### Never give up - Yitang Zhang

As a boy in Shanghai, China, Yitang Zhang believed he would someday solve a great problem in mathematics. In 1964, at around the age of nine, he found a proof of the Pythagorean theorem, which describes the relationship between the lengths of the sides of any right triangle. He was 10 when he first learned about two famous number theory problems, Fermat's last theorem and the Goldbach conjecture. While he was not yet aware of the centuries-old twin primes conjecture, he was already taken with prime numbers, often described as indivisible “atoms” that make up all other natural numbers.But soon after, the anti-intellectual Cultural Revolution shuttered schools and sent him and his mother to the countryside to work in the fields. Because of his father’s troubles with the Communist Party, Zhang was also unable to attend high school. For 10 years, he worked as a laborer, reading books on math, history and other subjects when he could.

Not long after the revolution ended, Zhang, then 23, enrolled at Peking University and became one of China’s top math students. After completing his master’s at the age of 29, he was recruited by T. T. Moh to pursue a doctorate at Purdue University in Lafayette, Ind. But, promising though he was, after defending his dissertation in 1991 he could not find academic work as a mathematician.

In George Csicsery’s new documentary film Counting From Infinity, Zhang discusses his difficulties at Purdue and in the years that followed. He says his doctoral adviser never wrote recommendation letters for him. (Moh has written that Zhang did not ask for any.) Zhang admits that his shy, quiet demeanor didn’t help in building relationships or making himself known to the wider math community. During this initial job-hunting period, Zhang sometimes lived in his car, according to his friend Jacob Chi, music director of the Pueblo Symphony in Colorado. In 1992, Zhang began working at another friend’s Subway sandwich restaurant. For about seven years he worked odd jobs for various friends.

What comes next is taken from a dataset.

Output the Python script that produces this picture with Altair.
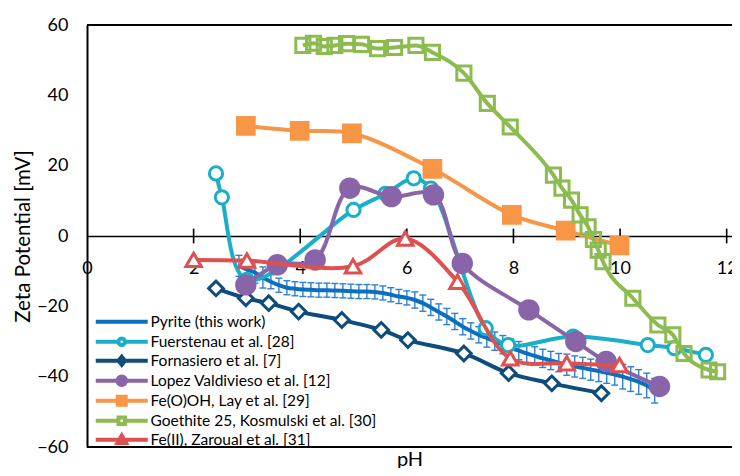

In 1999, at 44, Zhang caught a break. A mathematician friend helped him secure work as a math lecturer at the University of New Hampshire. When he wasn’t teaching his popular calculus classes, where students called him “Tom,” he thought about number theory. By 2009, he had turned his attention to the twin primes conjecture, which postulates that there are an infinite number of prime number pairs with a difference of two. Examples of twin prime pairs include 5 and 7, 11 and 13, and 17 and 19, but no one could prove that these pairs continue to exist all the way up the number line. In fact, no one could prove that there is any bounded prime gap at all, that primes don’t just grow infinitely far apart.

On April 17, 2013, the then-58-year-old Zhang submitted his proof of a bounded prime gap  lower than 70 million to the Annals of Mathrmatics, one of the field’s most prestigious journals. Within a remarkably expeditious three weeks, the paper’s referees confirmed that Zhang, an unknown mathematician, had proved “a landmark theorem in the distribution of prime numbers.”

“Never heard of him. Absolutely never heard of him,” said Andrew Granville, a number theorist at the University of Montreal, in  Counting From Infinity. When Granville heard about the result and the techniques that Zhang used, he recalled saying, “There’s no way that somebody I’ve never heard of has done this.”

Over the past two years, Zhang has traveled the world giving talks and has received the Ostrowski Prize, the Cole Prize, the Rolf Schock Prize, a MacArthur fellowship and the attention of The New York Times,  The New Yorker and many major media outlets. Zhang fielded numerous job offers and was promoted to full professor by the University of New Hampshire.